I am certainly no dollar bull. Longer-term, I believe the dollar is a weak currency. But, in the here and now, it does seem to be holding up quite well. Whether this continues to be the case remains to be seen. Nevertheless, in the near-term, there are a number of events which might give us a better picture of here things are headed. Marc Chandler of Brown Brothers Harriman explains:
The dollar has not generally performed well in March. Of the G10 currencies, it has only gained against the yen and that was marginal at best. Yet the dollar’s resilence remains impressive. The recent price action is quite reminiscent of Dec 08 when after a large dollar advance, a correction phase ensued. The more then was more violent than correction in recent weeks, but it appears to be more a function of market positioning and the calendar-effect, so to speak. The point is that next week ends a quarter when fund managers and corporations often reassess portfolios, hedges and exposures. This is all the more important now because the end of March also corresponds to the end of fiscal years for some countries and companies and there have been large swings in asset prices and currencies this month.

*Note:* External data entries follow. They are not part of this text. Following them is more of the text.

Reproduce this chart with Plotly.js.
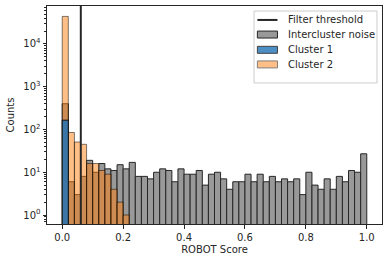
<!DOCTYPE html>
<html>
<head>
<meta charset="utf-8">
<script src="https://cdn.plot.ly/plotly-3.0.1.min.js"></script>
<style>html,body{margin:0;padding:0;background:#fff;}#chart{width:389px;height:262px;}</style>
</head>
<body>
<div id="chart"></div>
<script>
// Histogram bins: 50 bins of width 0.02 from 0 to 1
const binStart = 0.0;
const binWidth = 0.02;
const threshold = 0.061;

const noiseCounts = [400, 6, 3, 8, 19, 10, 16, 12, 11, 15,
                     12, 17, 8, 8, 7, 10, 12, 11, 6, 12,
                     9, 9, 11, 5, 9, 10, 7, 4, 6, 6,
                     9, 6, 9, 6, 8, 6, 7, 6, 7, 3,
                     10, 5, 4, 7, 4, 8, 6, 11, 10, 27];
const cluster1Counts = [165];
const cluster2Counts = [44000, 85, 51, 45, 16, 16, 11, 9, 4, 2, 1];

const seriesNames = ['Filter threshold', 'Intercluster noise', 'Cluster 1', 'Cluster 2'];
const xTickVals = [0.0, 0.2, 0.4, 0.6, 0.8, 1.0];
const yTickVals = [1, 10, 100, 1000, 10000];
const yTickText = ['10<sup>0</sup>', '10<sup>1</sup>', '10<sup>2</sup>', '10<sup>3</sup>', '10<sup>4</sup>'];

const colNoise = '#999999', lineNoise = '#262626';
const colC1 = '#3b76a6', lineC1 = '#111111';
const colC2 = 'rgba(255,127,14,0.5)', lineC2 = 'rgba(0,0,0,0.5)';
const legendPatchC2 = '#ffbf86', legendLineC2 = '#7f7f7f';

function centers(arr) { return arr.map((_, i) => binStart + binWidth * (i + 0.5)); }
function clean(arr) { return arr.map(v => v > 0 ? v : null); }

const minorVals = [];
for (let d = 0; d < 5; d++) for (let m = 2; m <= 9; m++) minorVals.push(m * Math.pow(10, d - 1));
for (let m = 2; m <= 9; m++) minorVals.push(m * 10000);

const font = {family: 'DejaVu Sans, sans-serif', size: 10, color: '#262626'};

const traces = [
  {type: 'bar', name: seriesNames[1], x: centers(noiseCounts), y: clean(noiseCounts), width: binWidth,
   marker: {color: colNoise, line: {color: lineNoise, width: 1}}},
  {type: 'bar', name: seriesNames[3], x: centers(cluster2Counts), y: clean(cluster2Counts), width: binWidth,
   marker: {color: colC2, line: {color: lineC2, width: 1}}},
  {type: 'bar', name: seriesNames[2], x: centers(cluster1Counts), y: clean(cluster1Counts), width: binWidth,
   marker: {color: colC1, line: {color: lineC1, width: 1}}}
];

// Custom matplotlib-style legend (paper coordinates)
const lgX0 = 0.618, lgX1 = 0.985, lgY0 = 0.647, lgY1 = 0.977;
const symX0 = 0.628, symX1 = 0.688, txtX = 0.713;
const rowY = [0.936, 0.869, 0.799, 0.732];
const patchH = 0.016;

const shapes = [
  {type: 'line', xref: 'x', yref: 'paper', x0: threshold, x1: threshold, y0: 0, y1: 1,
   line: {color: '#262626', width: 2}},
  {type: 'rect', xref: 'paper', yref: 'paper', x0: lgX0, x1: lgX1, y0: lgY0, y1: lgY1,
   fillcolor: 'rgba(255,255,255,0.8)', line: {color: '#cccccc', width: 1}},
  {type: 'line', xref: 'paper', yref: 'paper', x0: symX0, x1: symX1, y0: rowY[0], y1: rowY[0],
   line: {color: '#262626', width: 2}},
  {type: 'rect', xref: 'paper', yref: 'paper', x0: symX0, x1: symX1, y0: rowY[1] - patchH, y1: rowY[1] + patchH,
   fillcolor: colNoise, line: {color: lineNoise, width: 1}},
  {type: 'rect', xref: 'paper', yref: 'paper', x0: symX0, x1: symX1, y0: rowY[2] - patchH, y1: rowY[2] + patchH,
   fillcolor: '#4b8fc4', line: {color: '#404040', width: 1}},
  {type: 'rect', xref: 'paper', yref: 'paper', x0: symX0, x1: symX1, y0: rowY[3] - patchH, y1: rowY[3] + patchH,
   fillcolor: legendPatchC2, line: {color: legendLineC2, width: 1}}
];

const annotations = seriesNames.map((name, i) => ({
  xref: 'paper', yref: 'paper', x: txtX, y: rowY[i], xanchor: 'left', yanchor: 'middle',
  text: name, showarrow: false, font: font
}));

const layout = {
  width: 389, height: 262,
  margin: {l: 47, r: 7, t: 6, b: 38},
  paper_bgcolor: '#fff', plot_bgcolor: '#fff',
  barmode: 'overlay', bargap: 0,
  font: font,
  showlegend: false,
  xaxis: {range: [-0.05, 1.05], tickvals: xTickVals, ticktext: xTickVals.map(v => v.toFixed(1)),
          showgrid: false, zeroline: false, showline: true, mirror: true, linecolor: '#262626', linewidth: 1,
          ticks: 'outside', ticklen: 3.5, tickcolor: '#262626', tickfont: font,
          title: {text: 'ROBOT Score', font: font, standoff: 4}},
  yaxis: {type: 'log', range: [-0.21, 4.887], tickmode: 'array', tickvals: yTickVals, ticktext: yTickText,
          showgrid: false, zeroline: false, showline: true, mirror: true, linecolor: '#262626', linewidth: 1,
          ticks: 'outside', ticklen: 3.5, tickcolor: '#262626', tickfont: font,
          minor: {tickmode: 'array', tickvals: minorVals, ticks: 'outside', ticklen: 2, tickcolor: '#262626', showgrid: false},
          title: {text: 'Counts', font: font, standoff: 6}},
  shapes: shapes,
  annotations: annotations
};

Plotly.newPlot('chart', traces, layout, {displayModeBar: false, staticPlot: true});
</script>
</body>
</html>
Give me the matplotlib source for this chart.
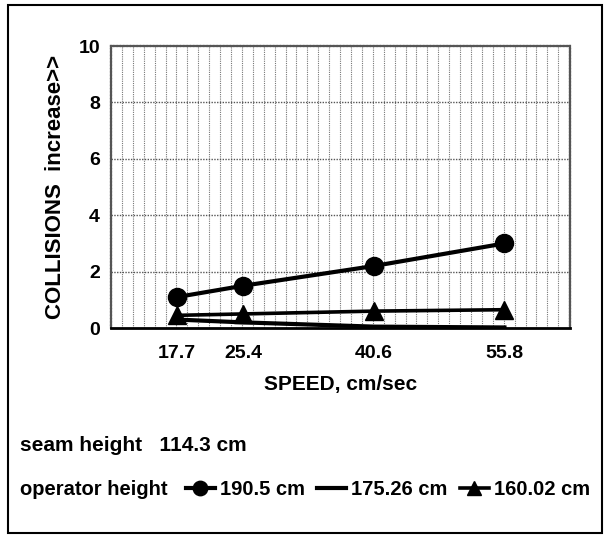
import numpy as np
import matplotlib
matplotlib.use("Agg")
import matplotlib.pyplot as plt
from matplotlib.patches import Rectangle

# Datos
speed = [17.7, 25.4, 40.6, 55.8]
h_190 = [1.1, 1.5, 2.2, 3.0]
h_175 = [0.3, 0.2, 0.05, 0.02]
h_160 = [0.45, 0.5, 0.6, 0.65]
y_ticks = [0, 2, 4, 6, 8, 10]

fuente = ['Liberation Sans', 'DejaVu Sans']
plt.rcParams['font.family'] = fuente
plt.rcParams['font.weight'] = 'bold'

fig = plt.figure(figsize=(6.1, 5.36), dpi=100)
ax = fig.add_axes([0.182, 0.388, 0.752, 0.526])

# Series
ax.plot(speed, h_190, color='black', lw=3, marker='o', ms=13, label='190.5 cm', zorder=5)
ax.plot(speed, h_175, color='black', lw=3, label='175.26 cm', zorder=4)
ax.plot(speed, h_160, color='black', lw=2.6, marker='^', ms=13, label='160.02 cm', zorder=4)

ax.set_xlim(10, 63.4)
ax.set_ylim(0, 10)
ax.set_xticks(speed)
ax.set_xticklabels([str(s) for s in speed])
ax.set_yticks(y_ticks)
ax.tick_params(axis='x', length=0, labelsize=14, pad=12)
ax.tick_params(axis='y', length=0, labelsize=14, pad=8)
for lbl in ax.get_xticklabels() + ax.get_yticklabels():
    lbl.set_fontweight('bold')

# Rejilla densa, tipo papel milimetrado
for gx in np.arange(11.27, 63.4, 1.27):
    ax.axvline(gx, color='#777777', lw=0.8, ls=(0, (1, 1)), zorder=1)
for gy in y_ticks[1:-1]:
    ax.axhline(gy, color='#555555', lw=1.0, ls=(0, (1, 1)), zorder=1)

for s in ['top', 'left', 'right']:
    ax.spines[s].set_color('#555555')
    ax.spines[s].set_linewidth(1.6)
    ax.spines[s].set_linestyle((0, (1, 0.5)))
ax.spines['bottom'].set_color('black')
ax.spines['bottom'].set_linewidth(2)

ax.set_xlabel('SPEED, cm/sec', fontsize=15, fontweight='bold', va='center')
ax.xaxis.set_label_coords(0.5, -0.202)
ax.set_ylabel('COLLISIONS  increase>>', fontsize=16, fontweight='bold', va='center')
ax.yaxis.set_label_coords(-0.122, 0.5)

# Leyenda inferior
fig.text(0.033, 0.168, 'seam height   114.3 cm', fontsize=15, fontweight='bold', va='center')
fig.text(0.033, 0.086, 'operator height', fontsize=14.5, fontweight='bold', va='center')
handles, labels = ax.get_legend_handles_labels()
fig.legend(handles, labels, ncol=3, loc='center left', bbox_to_anchor=(0.275, 0.086),
           frameon=False, handlelength=1.45, handletextpad=0.25, borderpad=0.4,
           columnspacing=0.6, markerscale=0.8,
           prop={'weight': 'bold', 'size': 14.5, 'family': fuente})

# Marco exterior
fig.patches.append(Rectangle((0.013, 0.0056), 0.974, 0.985, transform=fig.transFigure,
                             fill=False, edgecolor='black', lw=1.5))

fig.savefig('out.png', dpi=100)
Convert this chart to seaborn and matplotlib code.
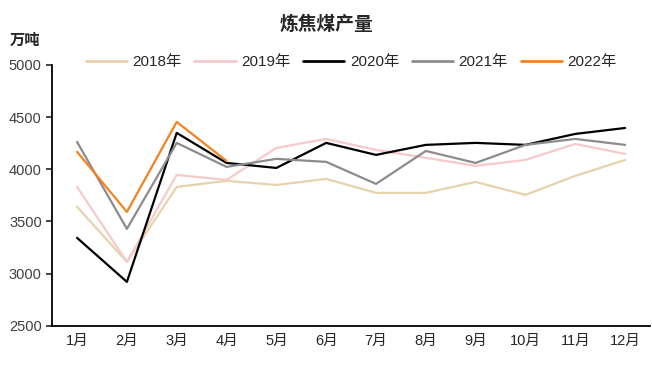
import pandas as pd
import matplotlib
matplotlib.use("Agg")
import matplotlib.pyplot as plt
import seaborn as sns

# data
months = ["1月", "2月", "3月", "4月", "5月", "6月", "7月", "8月", "9月", "10月", "11月", "12月"]
y2018 = [3640, 3113, 3831, 3889, 3850, 3908, 3774, 3774, 3879, 3755, 3937, 4090]
y2019 = [3831, 3113, 3946, 3898, 4205, 4291, 4186, 4110, 4033, 4090, 4243, 4147]
y2020 = [3343, 2921, 4349, 4061, 4013, 4253, 4138, 4234, 4253, 4234, 4339, 4396]
y2021 = [4262, 3429, 4253, 4023, 4100, 4071, 3860, 4176, 4061, 4234, 4291, 4234]
y2022 = [4167, 3592, 4454, 4080]
years = ["2018年", "2019年", "2020年", "2021年", "2022年"]
colors = ["#E6D3AE", "#F7CACA", "#000000", "#8C8C8C", "#F28322"]

rows = []
for name, vals in zip(years, [y2018, y2019, y2020, y2021, y2022]):
    for i, v in enumerate(vals):
        rows.append({"month": i, "value": v, "year": name})
df = pd.DataFrame(rows)

sns.set_style("white")
plt.rcParams['font.family'] = ['Liberation Sans', 'Noto Sans CJK SC']

fig = plt.figure(figsize=(6.52, 3.69), dpi=100)
ax = fig.add_axes([0.08, 0.117, 0.917, 0.707])

sns.lineplot(data=df, x="month", y="value", hue="year", hue_order=years,
             palette=colors, linewidth=1.6, ax=ax)

ax.set_xlim(-0.5, 11.5)
ax.set_ylim(2500, 5000)
ax.set_yticks([2500, 3000, 3500, 4000, 4500, 5000])
ax.set_xticks(range(12))
ax.set_xticklabels(months, fontsize=10.5)
ax.tick_params(axis="y", labelsize=10.5, labelcolor="#404040", length=4, width=1.2, direction="out", left=True)
ax.tick_params(axis="x", length=0, pad=6)
ax.set_xlabel("")
ax.set_ylabel("")
for s in ["top", "right"]:
    ax.spines[s].set_visible(False)
for s in ["left", "bottom"]:
    ax.spines[s].set_color("black")
    ax.spines[s].set_linewidth(1.3)

leg = ax.legend(loc="center", bbox_to_anchor=(0.50, 1.011), ncol=5, frameon=False,
                fontsize=11, handlelength=2.7, columnspacing=0.85, handletextpad=0.35,
                borderpad=0.2)
for line in leg.get_lines():
    line.set_linewidth(2.0)

fig.text(0.5, 0.932, "炼焦煤产量", ha="center", va="center", fontsize=13.5, fontweight="bold")
fig.text(0.015, 0.89, "万吨", va="center", fontsize=11, fontweight="bold")

fig.savefig("out.png", dpi=100)
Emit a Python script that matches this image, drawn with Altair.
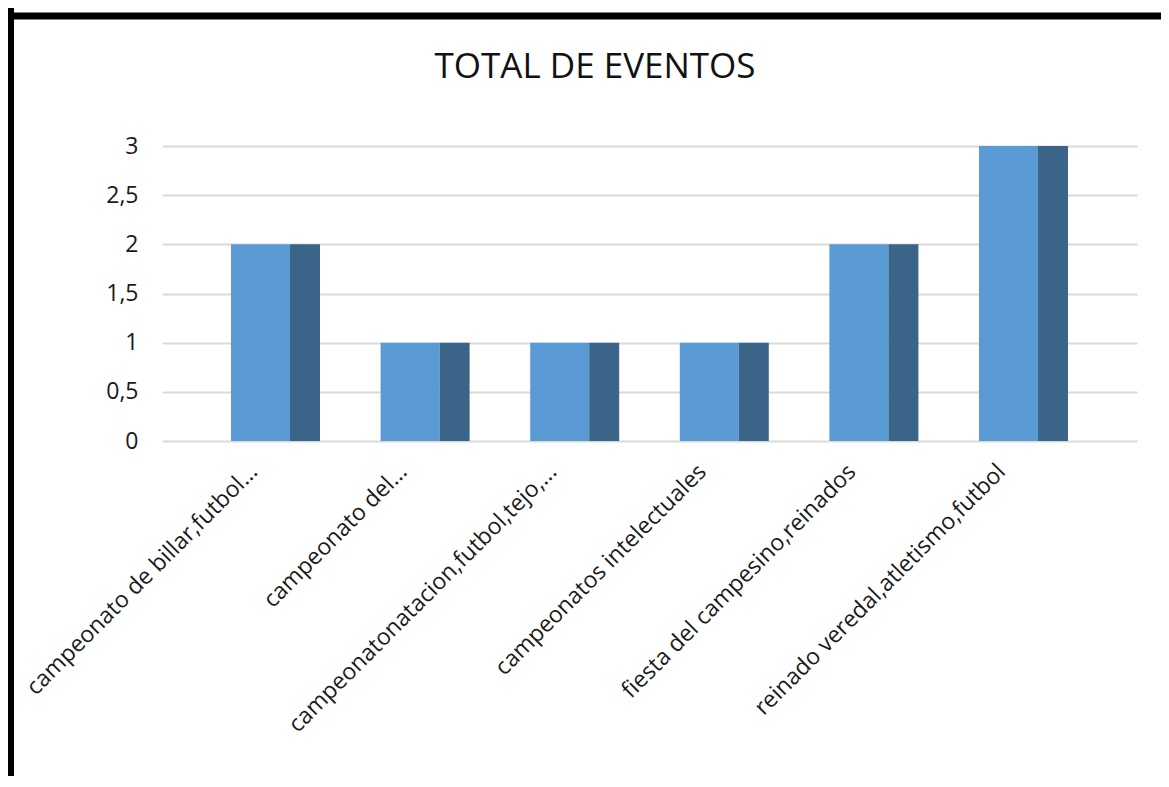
import json
import altair as alt
import pandas as pd

title_text = "TOTAL DE EVENTOS"
categories = [
    "campeonato de billar,futbol...",
    "campeonato del...",
    "campeonatonatacion,futbol,tejo,...",
    "campeonatos intelectuales",
    "fiesta del campesino,reinados",
    "reinado veredal,atletismo,futbol",
]
values = [2, 1, 1, 1, 2, 3]
y_ticks = [0, 0.5, 1, 1.5, 2, 2.5, 3]

FRONT = "#5B9BD5"
SIDE = "#3A6589"
FONT = "Open Sans"

df = pd.DataFrame({"idx": list(range(len(categories))), "cat": categories, "val": values})

W, H = 975, 295
label_expr = json.dumps(categories) + "[datum.value]"

base = alt.Chart(df)

x_axis = alt.Axis(
    values=list(range(len(categories))),
    labelExpr=label_expr,
    labelAngle=-45,
    labelAlign="right",
    labelBaseline="top",
    labelOffset=-30,
    labelPadding=19,
    labelLimit=0,
    labelOverlap=False,
    labelFlush=False,
    labelBound=False,
    labelFontSize=23,
    labelFont=FONT,
    labelColor="#1a1a1a",
    grid=False,
    ticks=False,
    domain=False,
    title=None,
)
y_axis = alt.Axis(
    values=y_ticks,
    labelExpr="replace(format(datum.value, '~g'), '.', ',')",
    labelFontSize=23,
    labelFont=FONT,
    labelColor="#1a1a1a",
    labelPadding=24,
    grid=True,
    gridColor="#d9d9d9",
    gridWidth=2,
    ticks=False,
    domain=False,
    title=None,
)
x_scale = alt.Scale(domain=[-0.7587, 5.7587], nice=False, zero=False)
y_scale = alt.Scale(domain=[0, 3], nice=False)

front = base.transform_calculate(
    x0="datum.idx - 0.2975", x1="datum.idx + 0.097"
).mark_bar(color=FRONT).encode(
    x=alt.X("x0:Q", scale=x_scale, axis=x_axis),
    x2="x1:Q",
    y=alt.Y("val:Q", scale=y_scale, axis=y_axis),
    y2=alt.datum(0),
)
side = base.transform_calculate(
    x0="datum.idx + 0.097", x1="datum.idx + 0.2975"
).mark_bar(color=SIDE).encode(
    x=alt.X("x0:Q", scale=x_scale, axis=x_axis),
    x2="x1:Q",
    y=alt.Y("val:Q", scale=y_scale, axis=y_axis),
    y2=alt.datum(0),
)

one = alt.Data(values=[{"t": title_text}])
title = alt.Chart(one).mark_text(
    font=FONT, fontSize=35, align="center", baseline="alphabetic", color="#111111"
).encode(text="t:N", x=alt.value(433), y=alt.value(-68))

left_border = alt.Chart(one).mark_rule(color="black", strokeWidth=6).encode(
    x=alt.value(-151), y=alt.value(-140), y2=alt.value(660)
)
top_border = alt.Chart(one).mark_rule(color="black", strokeWidth=7).encode(
    y=alt.value(-130), x=alt.value(-154), x2=alt.value(1010)
)

chart = alt.layer(front, side, title, left_border, top_border).properties(
    width=W,
    height=H,
    padding={"left": 154, "top": 138, "right": 24, "bottom": 335},
    autosize=alt.AutoSizeParams(type="none"),
    background="white",
).configure_view(stroke=None)

chart.save("out.html", embed_options={"renderer": "svg", "actions": False})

There are several key events that promise to provide for grist for the foreign exchange mills next week.
Japan: with the central banker warning earlier today that the economy was deteriorating significantly, we should be well braced for a series of poor data, with the risk of being weaker than consensus. Employment, earnings and production figures for Feb will be reported, but the market is likely to focus more on the Tankan survey. Sharp deterioration should be expected.
Europe: The ECB and BOE meetings will overshadow the economic reports. The BOE is not expected to cut rates from the current 50 bp target. It is possible the BOE meeting comes and goes without a statement as its quantitative easing has begun but not exhausted the current programs. More interest lies with the ECB. There are two aspects of ECB policy that is not widely grasped. First, the key rate is not what is has been. It is not the refi rate but the deposit rate and it sits at 50 bp. The refi rate of 150 bp could be cut by 50, which would likely be symbolic. It could cut the deposit rate by 25 bp, but that would be it, given the distaste for zero rates. Second, the ECB has already engaged in non-conventional easing in the form of large expansion of its balance sheet. The balance sheet has shrunk from the start of the year. Th ECB may announce other measures that would expand its balance sheet again.
US: The ISM data are likely to be consistent with continued moderation of the pact of contraction, but the readings will remain in deep recession territory. Auto sales may stabilize too. But the big number is of course the jobs report. Employment is a lagging indicator and deterioration is still taking place. The risks are on the downside. Watch temporary workers though. An easing of the lay-offs there could be a leading indicator. In the coming months, government jobs may be bolstered by census workers.
The other important point to make here is that a weak jobs report does not necessarily mean a weak dollar. More often than not, during this period of substantially monthly job losses, the dollar has moved higher against the euro.
My currencies of choice remain the Norwegian Krone, and the Australian, Kiwi and Canadian dollars. In my view, the commodities bull is re-starting and that will make these currencies a better bet than the U.S. dollar or the Euro.
Marc Chandler has not missed this either:
Through the first quarter, the Australian dollar and Canadian dollar enjoy the highest correlations with the S&P 500 at 75% and 72% respectively. The relationship between the yen and the S&P 500 has broken and is a third of what it was in Q4 08. Of note, in the emerging market space the South African rand was 80% correlated to the S&P 500.
However, he cautions:
“If one believed that the S&P 500 may be sold at the start of Q2, this analysis warns that the South African rand, the Australian dollar and Canadian dollar may under-perform.”